The only difference from official is the node type for model loaders (UNETLoader/CLIPLoader → UnetLoaderGGUF/DualCLIPLoaderGGUF) and filenames. Pipeline structure, sigma values, CFG, strength values all match official exactly.

Result: sampling completes 8+3 steps, but RuntimeWarning: invalid value encountered in cast occurs at VAE decode. Output is a 1-frame garbage image (17KB). The diffusion model’s output latent contains NaN/Inf that VAE can’t decode.

The dev GGUF + KSampler configuration generated 33-frame video in the same MPS environment, so GGUF+MPS itself isn’t broken. SamplerCustomAdvanced + ManualSigmas 2-stage pipeline appears incompatible with the MPS backend.

Switch to Single-Stage KSampler

Since the official pipeline doesn’t work, tried the single-stage KSampler configuration with the distilled model — which has a working track record.

UnetLoaderGGUF → ModelSamplingLTXV → KSampler (10 steps, cfg 1.0, euler, normal)
LTXVImgToVideo (strength 0.7)
768x512, 33 frames

No NaN, 33 frames generated.

Average inter-frame difference is 1.19. Some frames show max 10.3 motion, but overall nearly static. The dev GGUF + KSampler T2V (CFG 5.5, 25 steps) showed inter-frame diff 14.5 with actual motion — the distilled model + CFG 1.0 combination just doesn’t generate motion through KSampler. The distilled model is tuned for the official 2-stage pipeline, and KSampler’s simple scheduler doesn’t work as expected.

LTX-2 Conclusion

Running LTX-2 on M1 Max 64GB requires GGUF format (FP8 doesn’t work on Metal). Simple GGUF + KSampler configuration generates video but quality doesn’t reach usable levels. The officially recommended 2-stage SamplerCustomAdvanced + ManualSigmas pipeline produces NaN on the MPS backend and doesn’t work.

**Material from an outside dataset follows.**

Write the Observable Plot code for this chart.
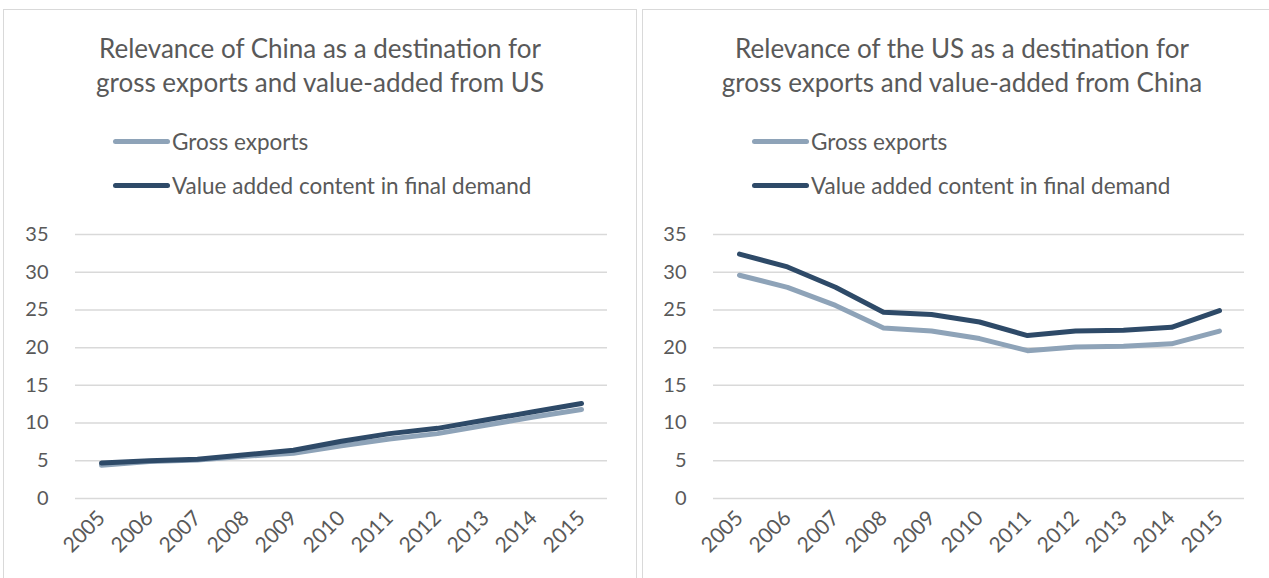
<!DOCTYPE html>
<html>
<head>
<meta charset="utf-8">
<script src="https://cdn.jsdelivr.net/npm/d3@7"></script>
<script src="https://cdn.jsdelivr.net/npm/@observablehq/plot@0.6"></script>
<style>
  html, body { margin: 0; padding: 0; background: #fff; width: 1269px; height: 578px; overflow: hidden; }
  body { position: relative; font-family: Lato, "Open Sans", sans-serif; color: #595959; }
  .panel { position: absolute; top: 9px; height: 620px; border: 1.5px solid #d9d9d9; box-sizing: border-box; background: #fff; }
  .title { position: absolute; left: 0; right: 0; top: 21px; text-align: center; font-size: 26px; line-height: 34px; color: #595959; }
  .legend { position: absolute; font-size: 22.5px; color: #595959; }
  .legend .item { position: absolute; white-space: nowrap; display: flex; align-items: center; height: 26px; }
  .legend .sw { width: 57px; height: 5px; border-radius: 3px; margin-right: 2px; }
</style>
</head>
<body>
<div id="root"></div>
<script>
const years = ["2005","2006","2007","2008","2009","2010","2011","2012","2013","2014","2015"];
const chinaGross = [4.4, 4.9, 5.1, 5.6, 6.0, 7.0, 7.9, 8.6, 9.7, 10.8, 11.8];
const chinaVA    = [4.7, 5.0, 5.2, 5.8, 6.4, 7.6, 8.6, 9.3, 10.4, 11.5, 12.6];
const usGross    = [29.6, 28.0, 25.6, 22.6, 22.2, 21.2, 19.6, 20.1, 20.2, 20.5, 22.2];
const usVA       = [32.4, 30.7, 28.0, 24.7, 24.4, 23.4, 21.6, 22.2, 22.3, 22.7, 24.9];
const yTicks = [0, 5, 10, 15, 20, 25, 30, 35];
const seriesNames = ["Gross exports", "Value added content in final demand"];
const seriesColors = ["#8EA3B8", "#2E4A68"];
const titles = [
  ["Relevance of China as a destination for", "gross exports and value-added from US"],
  ["Relevance of the US as a destination for", "gross exports and value-added from China"]
];

const root = document.getElementById("root");

function rows(vals) { return years.map((y, i) => ({year: y, value: vals[i]})); }

function makePanel(panelLeft, panelWidth, titleLines, svgLeft, svgWidth, mLeft, mRight, gross, va) {
  const panel = document.createElement("div");
  panel.className = "panel";
  panel.style.left = panelLeft + "px";
  panel.style.width = panelWidth + "px";
  root.appendChild(panel);

  const t = document.createElement("div");
  t.className = "title";
  t.innerHTML = titleLines.join("<br>");
  panel.appendChild(t);

  const leg = document.createElement("div");
  leg.className = "legend";
  leg.style.left = "109px";
  leg.style.top = "0px";
  seriesNames.forEach((name, i) => {
    const it = document.createElement("div");
    it.className = "item";
    it.style.top = (118 + i * 44) + "px";
    const sw = document.createElement("span");
    sw.className = "sw";
    sw.style.background = seriesColors[i];
    const tx = document.createElement("span");
    tx.textContent = name;
    it.appendChild(sw); it.appendChild(tx);
    leg.appendChild(it);
  });
  panel.appendChild(leg);

  const chart = Plot.plot({
    width: svgWidth,
    height: 378,
    marginTop: 34,
    marginBottom: 80,
    marginLeft: mLeft,
    marginRight: mRight,
    style: {fontFamily: "Lato, 'Open Sans', sans-serif", fontSize: "20px", color: "#595959", background: "transparent", overflow: "visible"},
    x: {type: "point", domain: years, padding: 0.5, label: null},
    y: {domain: [0, 35], label: null},
    marks: [
      Plot.ruleY(yTicks, {stroke: "#d9d9d9", strokeWidth: 1.5}),
      Plot.axisY({ticks: yTicks, tickSize: 0, tickPadding: 27, label: null}),
      Plot.axisX({tickRotate: -45, tickSize: 0, tickPadding: 16, label: null, fontSize: 21}),
      Plot.line(rows(gross), {x: "year", y: "value", stroke: seriesColors[0], strokeWidth: 5, strokeLinecap: "round", strokeLinejoin: "round"}),
      Plot.line(rows(va), {x: "year", y: "value", stroke: seriesColors[1], strokeWidth: 5, strokeLinecap: "round", strokeLinejoin: "round"})
    ]
  });
  chart.style.position = "absolute";
  chart.style.left = svgLeft + "px";
  chart.style.top = "200px";
  root.appendChild(chart);
}

makePanel(3, 634, titles[0], 0, 636, 75, 29, chinaGross, chinaVA);
makePanel(642, 640, titles[1], 640, 629, 73, 25, usGross, usVA);
</script>
</body>
</html>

Configuration	Works	Quality
dev GGUF + KSampler T2V	Works (7 min)	Subject unidentifiable
dev GGUF + LoRA + KSampler I2V	Works (14 min)	Motion breaks or static
distilled GGUF + official 2-stage pipeline	NaN (fails)	-
distilled GGUF + KSampler I2V	Works (3 min)	Essentially a still image

With the official pipeline failing on MPS, proper video generation with LTX-2 on Mac is currently not feasible. NVIDIA GPU is needed.